Prozess in Russland Urteil gegen Chodorkowski erst Ende Dezember
Im Prozess um illegale Ölverkäufe muss der frühere Jukos-Chef Chodorkowski weiter auf den Urteilsspruch warten: Der für heute angesetzte Termin wurde auf den 27. Dezember verschoben. Gründe nannte das Gericht nicht. Menschenrechtler meinen, dies sei ein schlechtes Zeichen.
Von Stephan Laack, ARD-Hörfunkstudio Moskau
Freunde und Angehörige der beiden Angeklagten Michail Chodorkowski und Platon Lebedew sowie Journalisten standen ratlos vor verschlossenen Türen. Am Eingang des Moskauer Gerichts war ein DIN A4 Blatt aufgehängt worden. Die Urteilsverkündung werde verschoben - so die lapidare Mitteilung.
Zwanzig Monate hatte der umstrittene Prozess gedauert. Im In- und Ausland war das Urteil mit Spannung erwartet worden. Das Gericht hielt es nicht für nötig, die überraschende Verzögerung rechtzeitig mitzuteilen. Selbst die Rechtsanwälte Chdorkowskis und Lebedews wurden nicht in Kenntnis gesetzt, wie Konstantin Riwkin beklagt. Ein Gerichtssprecher habe eine entsprechende Bekanntmachung an der Tür angebracht, berichtet er. "Ich habe einen unserer Kollegen gebeten, einmal nachzufragen, was das alles bedeuten soll. Der hat dann erfahren, dass Chodorkowski und Lebedew heute nicht ins Gericht gebracht werden und dass die Urteilsverkündung auf den 27. Dezember verschoben wird. Wir wurden überhaupt nicht informiert - weder schriftlich noch telefonisch."
Keine Begründung
Die Vertagung werde nicht begründet, sagte Gerichtssprecherin Natalja Wassiljewa gegenüber der Russischen Agentur Interfax. Chodorkowskis Anwalt Wadim Kljuwgant meinte dazu, dies sei "in gewisser Weise auch logisch, weil nur der Richter das Recht hat, dies zu kommentieren. Laut Gesetz ist es ihm nicht erlaubt, momentan mit den Anwälten zu reden."

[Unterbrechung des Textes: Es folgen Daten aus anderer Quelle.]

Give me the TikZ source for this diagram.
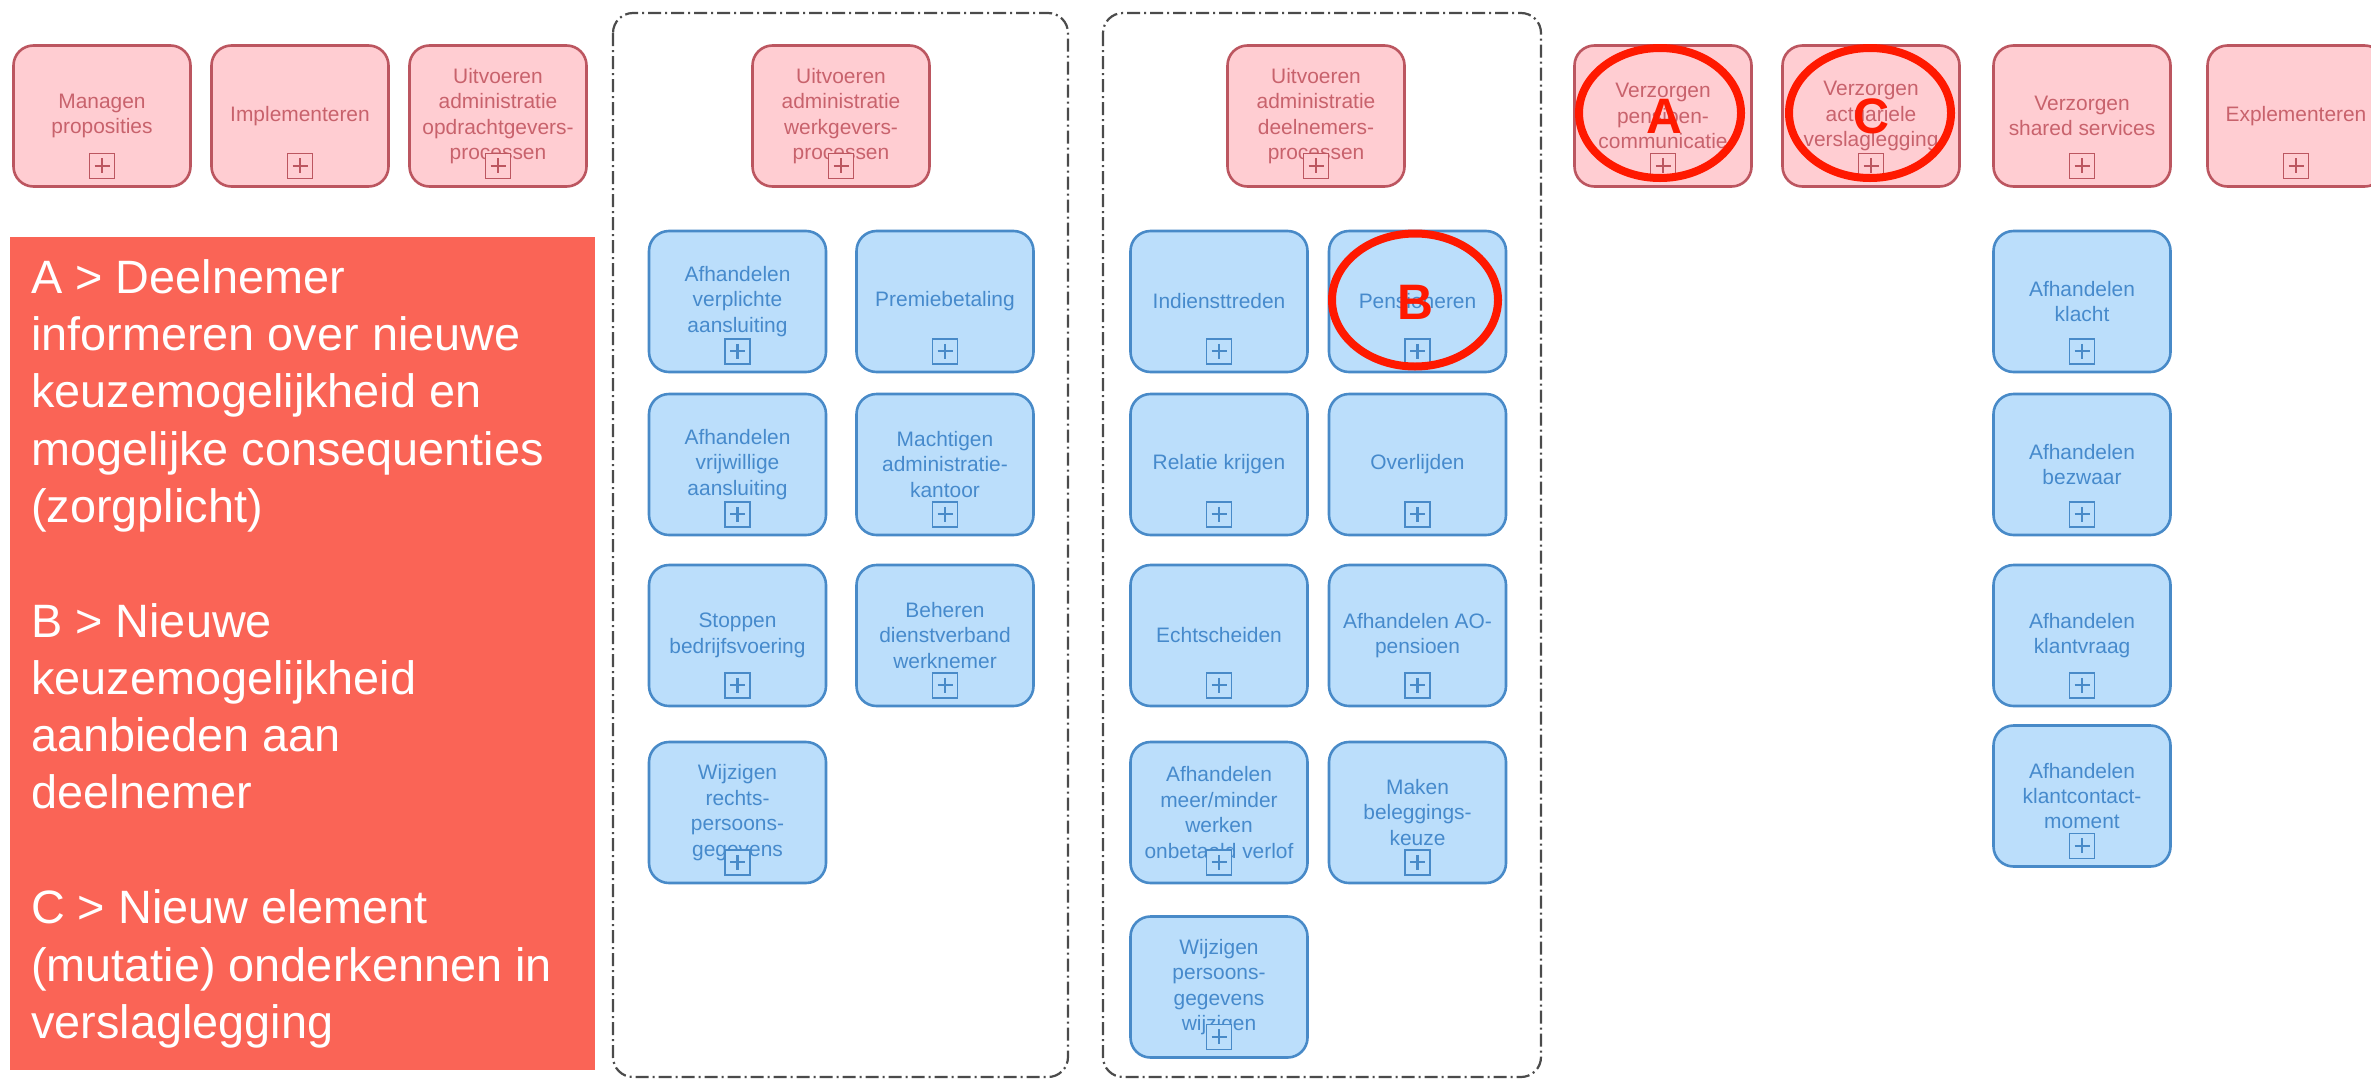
\documentclass[tikz,border=0pt]{standalone}
\usepackage{fontspec}
\setmainfont{Liberation Sans}
\usetikzlibrary{shapes.geometric}
\definecolor{pinkfill}{RGB}{255,205,210}
\definecolor{pinkdraw}{RGB}{188,86,96}
\definecolor{pinktext}{RGB}{200,98,108}
\definecolor{bluefill}{RGB}{187,222,251}
\definecolor{bluedraw}{RGB}{72,138,200}
\definecolor{bluetext}{RGB}{70,138,204}
\definecolor{panelred}{RGB}{250,100,86}
\definecolor{markred}{RGB}{255,25,0}
\definecolor{framegray}{RGB}{75,75,75}
\begin{document}
\begin{tikzpicture}[x=1bp,y=-1bp,
  procbox/.style={rounded corners=20bp, line width=2.6bp, minimum width=177bp,
    minimum height=141bp, align=center, inner sep=0pt,
    font=\fontsize{21}{25.5}\selectfont},
  pinkbox/.style={procbox, draw=pinkdraw, fill=pinkfill, text=pinktext},
  bluebox/.style={procbox, draw=bluedraw, fill=bluefill, text=bluetext},
  plusicon/.style={draw=#1, minimum size=25bp, inner sep=0pt, line width=1.6bp,
    path picture={\draw[#1, line width=2.2bp]
      ([yshift=-5bp]path picture bounding box.north) -- ([yshift=5bp]path picture bounding box.south)
      ([xshift=5bp]path picture bounding box.west) -- ([xshift=-5bp]path picture bounding box.east);}},
  pinkplus/.style={plusicon=pinkdraw, fill=pinkfill},
  blueplus/.style={plusicon=bluedraw, fill=bluefill},
  frame/.style={draw=framegray, line width=2.2bp, rounded corners=20bp,
    dash pattern=on 13bp off 4bp on 2bp off 4bp},
  markring/.style={ellipse, draw=markred, line width=8bp, inner sep=0pt,
    minimum width=162bp, minimum height=130bp},
  markletter/.style={text=markred, inner sep=0pt, font=\fontsize{50}{50}\selectfont\bfseries},
]
\useasboundingbox (0,0) rectangle (2371,1080);
\clip (0,0) rectangle (2371,1080);
\fill[white] (0,0) rectangle (2371,1080);

% dashed containers
\draw[frame] (613,13) rectangle (1068,1077);
\draw[frame] (1103,13) rectangle (1541,1077);

% top row
\node[pinkbox] (p1) at (102,116) {Managen\\proposities};
\node[pinkbox] (p2) at (300,116) {Implementeren};
\node[pinkbox] (p3) at (498,116) {Uitvoeren\\administratie\\opdrachtgevers-\\processen};
\node[pinkbox] (p4) at (841,116) {Uitvoeren\\administratie\\werkgevers-\\processen};
\node[pinkbox] (p5) at (1316,116) {Uitvoeren\\administratie\\deelnemers-\\processen};
\node[pinkbox] (p6) at (1663,116) {Verzorgen\\pensioen-\\communicatie};
\node[pinkbox] (p7) at (1871,116) {Verzorgen\\actuariele\\verslaglegging};
\node[pinkbox] (p8) at (2082,116) {Verzorgen\\shared services};
\node[pinkbox] (p9) at (2296,116) {Explementeren};
\foreach \n in {p1,p2,p3,p4,p5,p6,p7,p8,p9}
  \node[pinkplus] (\n x) at ([yshift=22bp]\n.south) {};

% werkgevers
\node[bluebox] (w1) at (737.5,301.5) {Afhandelen\\verplichte\\aansluiting};
\node[bluebox] (w2) at (945,301.5) {Premiebetaling};
\node[bluebox] (w3) at (737.5,464.5) {Afhandelen\\vrijwillige\\aansluiting};
\node[bluebox] (w4) at (945,464.5) {Machtigen\\administratie-\\kantoor};
\node[bluebox] (w5) at (737.5,635.5) {Stoppen\\bedrijfsvoering};
\node[bluebox] (w6) at (945,635.5) {Beheren\\dienstverband\\werknemer};
\node[bluebox] (w7) at (737.5,812.5) {Wijzigen\\rechts-\\persoons-\\gegevens};

% deelnemers
\node[bluebox] (d1) at (1219,301.5) {Indiensttreden};
\node[bluebox] (d2) at (1417.5,301.5) {Pensioneren};
\node[bluebox] (d3) at (1219,464.5) {Relatie krijgen};
\node[bluebox] (d4) at (1417.5,464.5) {Overlijden};
\node[bluebox] (d5) at (1219,635.5) {Echtscheiden};
\node[bluebox] (d6) at (1417.5,635.5) {Afhandelen AO-\\pensioen};
\node[bluebox] (d7) at (1219,812.5) {Afhandelen\\meer/minder\\werken\\onbetaald verlof};
\node[bluebox] (d8) at (1417.5,812.5) {Maken\\beleggings-\\keuze};
\node[bluebox] (d9) at (1219,987) {Wijzigen\\persoons-\\gegevens\\wijzigen};

% shared services
\node[bluebox] (s1) at (2082,301.5) {Afhandelen\\klacht};
\node[bluebox] (s2) at (2082,464.5) {Afhandelen\\bezwaar};
\node[bluebox] (s3) at (2082,635.5) {Afhandelen\\klantvraag};
\node[bluebox] (s4) at (2082,796) {Afhandelen\\klantcontact-\\moment};

\foreach \n in {w1,w2,w3,w4,w5,w6,w7,d1,d2,d3,d4,d5,d6,d7,d8,d9,s1,s2,s3,s4}
  \node[blueplus] (\n x) at ([yshift=22bp]\n.south) {};

% legend panel
\node[fill=panelred, minimum width=585bp, minimum height=833bp, inner sep=0pt,
  anchor=north west] (legendbox) at (10,237) {};
\node[anchor=north west, inner sep=0pt, align=left, text=white,
  font=\fontsize{47}{57.5}\selectfont] (legend) at (31,259)
  {A > Deelnemer\\informeren over nieuwe\\keuzemogelijkheid en\\mogelijke consequenties\\(zorgplicht)\\[57.5bp]%
   B > Nieuwe\\keuzemogelijkheid\\aanbieden aan\\deelnemer\\[57.5bp]%
   C > Nieuw element\\(mutatie) onderkennen in\\verslaglegging};

% marks
\node[markring] (ringA) at (1660,113) {};
\node[markletter] (markA) at (1664,116) {A};
\node[markring] (ringC) at (1870,113) {};
\node[markletter] (markC) at (1871,116) {C};
\node[markring, minimum width=166bp, minimum height=133bp] (ringB) at (1415,300) {};
\node[markletter] (markB) at (1415,302) {B};
\end{tikzpicture}
\end{document}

Möglicherweise ist die Begründung des Urteils nicht rechtzeitig fertig geworden. Das Schriftstück dürfte mehrere hundert Seiten lang sein - für das Verlesen des Urteils werden Tage, wenn nicht sogar Wochen benötigt.
Schlechtes Zeichen?
Menschenrechtlerin Ljudmilla Alexejewa sprach von einem schlechten Zeichen. Die Verzögerung sei ein Hinweis darauf, dass beide zu mehrjährigen Haftstrafen verurteilt werden sollen. Das Gericht würde darauf spekulieren, dass sich im Westen zwischen Weihnachten und Silvester weniger Menschen für Nachrichten interessierten. Ähnlich äußerten sich auch die Eltern Chodorkowskis, die mit Verärgerung auf die Verschiebung reagierten.
Dem ehemaligen Chef der Erdölfirma Jukos wird vorgeworfen, 218 Millionen Tonnen Öl gestohlen zu haben. Wie sein Geschäftspartner Lebedew sitzt er bereits eine mehrjährige Haftstrafe wegen Betrugs und Steuerhinterziehung ab, die im kommenden Jahr enden würde. Die Staatsanwaltschaft hat 14 Jahre Haft beantragt; die Verteidigung plädiert auf Freispruch.
Internationale Kritik
Für den Prozess gegen die beiden Manager hagelt es international scharfe Kritik. Die Anschuldigungen seien absurd, es ginge nur darum, Chodorkowski weiter in Haft zu behalten, damit er nicht vor der Präsidentschaftswahl 2012 auf freien Fuß komme. Der einst reichste Mann Russlands gilt als scharfer Kritiker von Ministerpräsident Wladimir Putins. Neben Chodorkowkis politischen Ambitionen dürften auch seine früheren Pläne, Teile von Jukos an westliche Firmen zu verkaufen, Putin ein Dorn im Auge gewesen sein.